Defense attorney Dan Ross has had concerns for months. He expected KCPD or the prosecutor’s office to have an inventory of affected cases back in March, seven months after the fire. He still doesn’t know how many of his cases have damaged evidence.

"It's been a very slow process,” Ross said. "I've got lots of questions. If they've got answers, again, transparency and full disclosure.”

The new police report said several racks had fire damage and water damage and it mentions items floating through several inches of water from the sprinkler system.

Some bins were so burned they were unreadable by officers. The cause remains undetermined. It’s noted that the other damage to the entrances were caused by firefighters.

The report lists a possible cause as a cellphone battery issue or chemical reaction.

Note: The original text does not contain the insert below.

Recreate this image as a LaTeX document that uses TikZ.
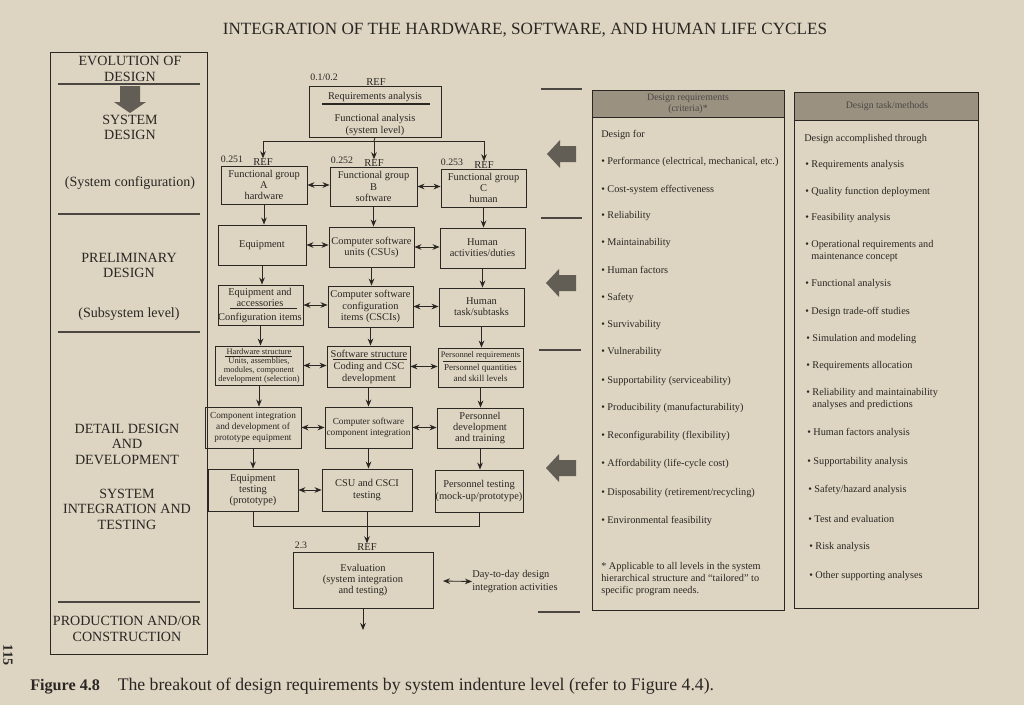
\documentclass[tikz,border=0pt]{standalone}
\usepackage{fontspec}
\setmainfont{Liberation Serif}
\usetikzlibrary{arrows.meta}

\definecolor{paper}{RGB}{221,212,194}
\definecolor{ink}{RGB}{42,38,34}
\definecolor{hdrgray}{RGB}{155,145,129}
\definecolor{arrgray}{RGB}{98,93,85}

\newcommand{\bxf}{\fontsize{7.4}{7.9}\selectfont}
\newcommand{\smf}{\fontsize{6}{6.4}\selectfont}
\newcommand{\lvf}{\fontsize{10}{11}\selectfont}
\newcommand{\itf}{\fontsize{7.3}{8.5}\selectfont}

\begin{document}
\begin{tikzpicture}[x=0.025cm,y=-0.025cm,
  blk/.style={draw=ink,line width=0.6pt,inner sep=0pt,align=center,font=\bxf,text=ink},
  wh/.style 2 args={minimum width=#1*0.025cm,minimum height=#2*0.025cm},
  txt/.style={inner sep=0pt,align=center,font=\bxf,text=ink},
  num/.style={inner sep=0pt,font=\fontsize{7}{7}\selectfont,text=ink},
  ref/.style={inner sep=0pt,font=\fontsize{7.5}{7.5}\selectfont,text=ink},
  lvl/.style={inner sep=0pt,align=center,font=\lvf,text=ink},
  item/.style={inner sep=0pt,anchor=west,align=left,font=\itf,text=ink},
  hdr/.style={inner sep=0pt,align=center,font=\fontsize{7}{8}\selectfont,text=ink!85},
  rul/.style={draw=ink,line width=0.6pt},
  bar/.style={draw=ink!85,line width=1.1pt},
  arr/.style={draw=ink,line width=0.6pt,-{Stealth[length=5pt,width=4pt]}},
  dbl/.style={draw=ink,line width=0.6pt,{Stealth[length=5pt,width=4pt]}-{Stealth[length=5pt,width=4pt]}}]

  \fill[paper] (0,0) rectangle (1024,705);

  \node[inner sep=0pt,font=\fontsize{12.2}{12}\selectfont,text=ink] (title) at (525,30)
    {INTEGRATION OF THE HARDWARE, SOFTWARE, AND HUMAN LIFE CYCLES};

  % evolution of design
  \draw[ink,line width=0.7pt] (50,52) rectangle (207,654);
  \node[lvl] (evo) at (130,69) {EVOLUTION OF\\DESIGN};
  \draw[bar] (58,84) -- (200,84);
  \fill[arrgray] (120,86) -- (140,86) -- (140,102) -- (146,102) -- (130,113) -- (114,102) -- (120,102) -- cycle;
  \node[lvl] (sysd) at (130,127.5) {SYSTEM\\DESIGN};
  \node[lvl] (sysc) at (130,183) {(System configuration)};
  \draw[bar] (58,214) -- (200,214);
  \node[lvl] (prel) at (129,265.5) {PRELIMINARY\\DESIGN};
  \node[lvl] (subs) at (129,314) {(Subsystem level)};
  \draw[bar] (58,332) -- (200,332);
  \node[lvl] (detd) at (127,444) {DETAIL DESIGN\\AND\\DEVELOPMENT};
  \node[lvl] (sint) at (127,509) {SYSTEM\\INTEGRATION AND\\TESTING};
  \draw[bar,line width=1.5pt] (58,602) -- (200,602);
  \node[lvl] (prod) at (127,629) {PRODUCTION AND/OR\\CONSTRUCTION};

  % top level
  \node[blk,wh={132}{51}] (req) at (375,111.5) {};
  \node[txt] (reqa) at (375,97) {Requirements analysis};
  \draw[rul,line width=0.8pt] (322,104) -- (430,104);
  \node[txt] (reqf) at (375,125) {Functional analysis\\(system level)};
  \node[num] (nreq) at (324,77) {0.1/0.2};
  \node[ref] (rreq) at (376,82) {REF};

  \node[blk,wh={86}{38}] (gA) at (264,185) {Functional group\\A\\hardware};
  \node[blk,wh={87}{39}] (gB) at (373.5,186.5) {Functional group\\B\\software};
  \node[blk,wh={85}{38}] (gC) at (483.5,188) {Functional group\\C\\human};
  \node[num] (nA) at (232,159) {0.251};
  \node[num] (nB) at (342,160) {0.252};
  \node[num] (nC) at (452,162) {0.253};
  \node[ref] (rA) at (263,162) {REF};
  \node[ref] (rB) at (374,163) {REF};
  \node[ref] (rC) at (484,165) {REF};

  \coordinate (br) at (374,141);
  \draw[rul] (req.south) -- (br);
  \draw[arr] (br) -| (rA.north);
  \draw[arr] (br) -- (rB.north);
  \draw[arr] (br) -| (rC.north);

  % subsystem boxes
  \node[blk,wh={88}{40}] (eqp) at (262,245) {Equipment};
  \node[blk,wh={85}{40}] (csu) at (371.5,247) {Computer software\\units (CSUs)};
  \node[blk,wh={85}{40}] (hact) at (482.5,248) {Human\\activities/duties};

  \node[blk,wh={85}{40}] (eqacc) at (260.5,305) {};
  \node[txt] (eqacct) at (260,297.5) {Equipment and\\accessories};
  \draw[rul] (230,308) -- (297,308);
  \node[txt] (eqaccc) at (260,318) {Configuration items};
  \node[blk,wh={85}{41}] (csci) at (370.5,306.5) {Computer software\\configuration\\items (CSCIs)};
  \node[blk,wh={85}{38}] (htask) at (481.5,307) {Human\\task/subtasks};

  \node[blk,wh={88}{39}] (hws) at (259,365.5) {};
  \node[txt,font=\smf] (hwst) at (259,351.5) {Hardware structure};
  \draw[rul] (225,356) -- (292,356);
  \node[txt,font=\smf] (hwsu) at (259,370) {Units, assemblies,\\modules, component\\development (selection)};
  \node[blk,wh={83}{41}] (sws) at (368.5,366.5) {};
  \node[txt] (swst) at (369,353.5) {Software structure};
  \draw[rul] (333,359.5) -- (407,359.5);
  \node[txt] (swsc) at (369,373) {Coding and CSC\\development};
  \node[blk,wh={85}{39}] (preq) at (480.5,367.5) {};
  \node[txt,font=\smf] (preqt) at (480.5,355) {Personnel requirements};
  \draw[rul] (443,361) -- (521,361);
  \node[txt,font=\fontsize{6.4}{7.6}\selectfont] (preqq) at (480.5,373) {Personnel quantities\\and skill levels};

  \node[blk,wh={96}{41},font=\fontsize{6.6}{7.6}\selectfont] (cint) at (253,427.5) {Component integration\\and development of\\prototype equipment};
  \node[blk,wh={87}{41},font=\fontsize{6.6}{7.6}\selectfont] (csint) at (368.5,427.5) {Computer software\\component integration};
  \node[blk,wh={86}{40}] (pdev) at (480,428) {Personnel\\development\\and training};

  \node[blk,wh={90}{42}] (eqt) at (253,490) {Equipment\\testing\\(prototype)};
  \node[blk,wh={90}{42}] (csut) at (367,490) {CSU and CSCI\\testing};
  \node[blk,wh={88}{42}] (pt) at (479,491) {Personnel testing\\(mock-up/prototype)};

  % downward flow
  \draw[arr] (gA.south) -- (gA.south |- eqp.north);
  \draw[arr] (gB.south) -- (gB.south |- csu.north);
  \draw[arr] (gC.south) -- (gC.south |- hact.north);
  \draw[arr] (eqp.south) -- (eqp.south |- eqacc.north);
  \draw[arr] (csu.south) -- (csu.south |- csci.north);
  \draw[arr] (hact.south) -- (hact.south |- htask.north);
  \draw[arr] (eqacc.south) -- (eqacc.south |- hws.north);
  \draw[arr] (csci.south) -- (csci.south |- sws.north);
  \draw[arr] (htask.south) -- (htask.south |- preq.north);
  \draw[arr] (hws.south) -- (hws.south |- cint.north);
  \draw[arr] (sws.south) -- (sws.south |- csint.north);
  \draw[arr] (preq.south) -- (preq.south |- pdev.north);
  \draw[arr] (cint.south) -- (cint.south |- eqt.north);
  \draw[arr] (csint.south) -- (csint.south |- csut.north);
  \draw[arr] (pdev.south) -- (pdev.south |- pt.north);

  % side links
  \draw[dbl] (gA.east) -- (gA.east -| gB.west);
  \draw[dbl] (gB.east) -- (gB.east -| gC.west);
  \draw[dbl] (eqp.east) -- (eqp.east -| csu.west);
  \draw[dbl] (csu.east) -- (csu.east -| hact.west);
  \draw[dbl] (eqacc.east) -- (eqacc.east -| csci.west);
  \draw[dbl] (csci.east) -- (csci.east -| htask.west);
  \draw[dbl] (hws.east) -- (hws.east -| sws.west);
  \draw[dbl] (sws.east) -- (sws.east -| preq.west);
  \draw[dbl] (cint.east) -- (cint.east -| csint.west);
  \draw[dbl] (csint.east) -- (csint.east -| pdev.west);
  \draw[dbl] (eqt.east) -- (eqt.east -| csut.west);

  % evaluation
  \node[blk,wh={140}{56}] (eval) at (363,580) {Evaluation\\(system integration\\and testing)};
  \node[num] (neval) at (301,545) {2.3};
  \node[ref] (reval) at (367,547) {REF};
  \coordinate (mrgy) at (0,526);
  \draw[rul] (eqt.south) |- (csut.south |- mrgy) -| (pt.south);
  \draw[rul] (csut.south) -- (csut.south |- mrgy);
  \draw[arr] (csut.south |- mrgy) -- (reval.north);
  \coordinate (done) at (363,630);
  \draw[arr] (eval.south) -- (eval.south |- done);
  \node[txt,anchor=west,align=left,font=\fontsize{7.4}{9}\selectfont] (dtd) at (472,581.5) {Day-to-day design\\integration activities};
  \coordinate (dtdl) at (443,581);
  \draw[dbl] (dtdl) -- (dtd.west);

  % arrows to the right-hand columns
  \draw[bar] (541,89) -- (582,89);
  \fill[arrgray] (547,154) -- (560,140) -- (560,146) -- (576,146) -- (576,162) -- (560,162) -- (560,168) -- cycle;
  \draw[bar] (541,218) -- (582,218);
  \fill[arrgray] (546,283) -- (559,269) -- (559,275) -- (576,275) -- (576,291) -- (559,291) -- (559,297) -- cycle;
  \draw[bar] (539,350) -- (581,350);
  \fill[arrgray] (546,468) -- (559,454) -- (559,460) -- (576,460) -- (576,476) -- (559,476) -- (559,482) -- cycle;
  \draw[bar] (538,612) -- (580,612);

  % design requirements
  \draw[ink,line width=0.7pt,fill=hdrgray] (592,90) rectangle (784,117);
  \draw[ink,line width=0.7pt] (592,90) rectangle (784,610);
  \node[hdr] (dreqh) at (688,103.5) {Design requirements\\(criteria)*};
  \node[item] (df) at (601,135) {Design for};
  \node[item] (d1) at (601,162) {\textbullet\ Performance (electrical, mechanical, etc.)};
  \node[item] (d2) at (601,190) {\textbullet\ Cost-system effectiveness};
  \node[item] (d3) at (601,216) {\textbullet\ Reliability};
  \node[item] (d4) at (601,243) {\textbullet\ Maintainability};
  \node[item] (d5) at (601,270) {\textbullet\ Human factors};
  \node[item] (d6) at (601,298) {\textbullet\ Safety};
  \node[item] (d7) at (601,325) {\textbullet\ Survivability};
  \node[item] (d8) at (601,352) {\textbullet\ Vulnerability};
  \node[item] (d9) at (601,381) {\textbullet\ Supportability (serviceability)};
  \node[item] (d10) at (601,408) {\textbullet\ Producibility (manufacturability)};
  \node[item] (d11) at (601,436) {\textbullet\ Reconfigurability (flexibility)};
  \node[item] (d12) at (601,464) {\textbullet\ Affordability (life-cycle cost)};
  \node[item] (d13) at (601,493) {\textbullet\ Disposability (retirement/recycling)};
  \node[item] (d14) at (601,521) {\textbullet\ Environmental feasibility};
  \node[item] (dnote) at (601,579) {* Applicable to all levels in the system\\hierarchical structure and ``tailored'' to\\specific program needs.};

  % design task/methods
  \draw[ink,line width=0.7pt,fill=hdrgray] (794,92) rectangle (978,120);
  \draw[ink,line width=0.7pt] (794,92) rectangle (978,608);
  \node[hdr] (dtmh) at (887,106.5) {Design task/methods};
  \node[item] (dt) at (804,139) {Design accomplished through};
  \node[item] (t1) at (805,165) {\textbullet\ Requirements analysis};
  \node[item] (t2) at (805,192) {\textbullet\ Quality function deployment};
  \node[item] (t3) at (805,218) {\textbullet\ Feasibility analysis};
  \node[item] (t4) at (805,251) {\textbullet\ Operational requirements and\\\phantom{\textbullet\ }maintenance concept};
  \node[item] (t5) at (805,284) {\textbullet\ Functional analysis};
  \node[item] (t6) at (805,312) {\textbullet\ Design trade-off studies};
  \node[item] (t7) at (806,339) {\textbullet\ Simulation and modeling};
  \node[item] (t8) at (806,366) {\textbullet\ Requirements allocation};
  \node[item] (t9) at (806,399.5) {\textbullet\ Reliability and maintainability\\\phantom{\textbullet\ }analyses and predictions};
  \node[item] (t10) at (807,433) {\textbullet\ Human factors analysis};
  \node[item] (t11) at (807,462) {\textbullet\ Supportability analysis};
  \node[item] (t12) at (808,490) {\textbullet\ Safety/hazard analysis};
  \node[item] (t13) at (808,519) {\textbullet\ Test and evaluation};
  \node[item] (t14) at (809,547) {\textbullet\ Risk analysis};
  \node[item] (t15) at (809,576) {\textbullet\ Other supporting analyses};

  % caption
  \node[inner sep=0pt,anchor=west,font=\fontsize{12.6}{13}\selectfont,text=ink] (cap) at (30,686)
    {{\bfseries\fontsize{11.5}{13}\selectfont Figure 4.8}\quad The breakout of design requirements by system indenture level (refer to Figure 4.4).};
  \node[inner sep=0pt,rotate=-90,font=\bfseries\fontsize{10}{10}\selectfont,text=ink] (page) at (8,655) {115};
\end{tikzpicture}
\end{document}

A spokesperson for the prosecutor’s office said they aren’t aware of any inventory list in their office. A KCPD spokesperson said they're still trying to figure out which cases were not affected, and they may never know what all was lost in the fire.

"That should be the priority of the prosecutor and the police department to determine that and get it in the hands of the defense attorney for the public good,” Ross said.

He's concerned people are waiting in jail for trials or taking pleas because they aren’t requesting their evidence and therefore, don't know evidence in their case is destroyed. Right now, it’s being provided as cases come up or requests are made.

"The system breaks down if that is not disclosed promptly,” Ross said.

Both police and the prosecutor's office say they haven't had any dismissals as a result of the fire.

“I think everybody considers it a big deal,” Ross said. “I'd just like everybody to get to the bottom of it."

Ross said in his cases that were affected, there were copies of evidence or the prosecutor's office used similar evidence as props in a trial.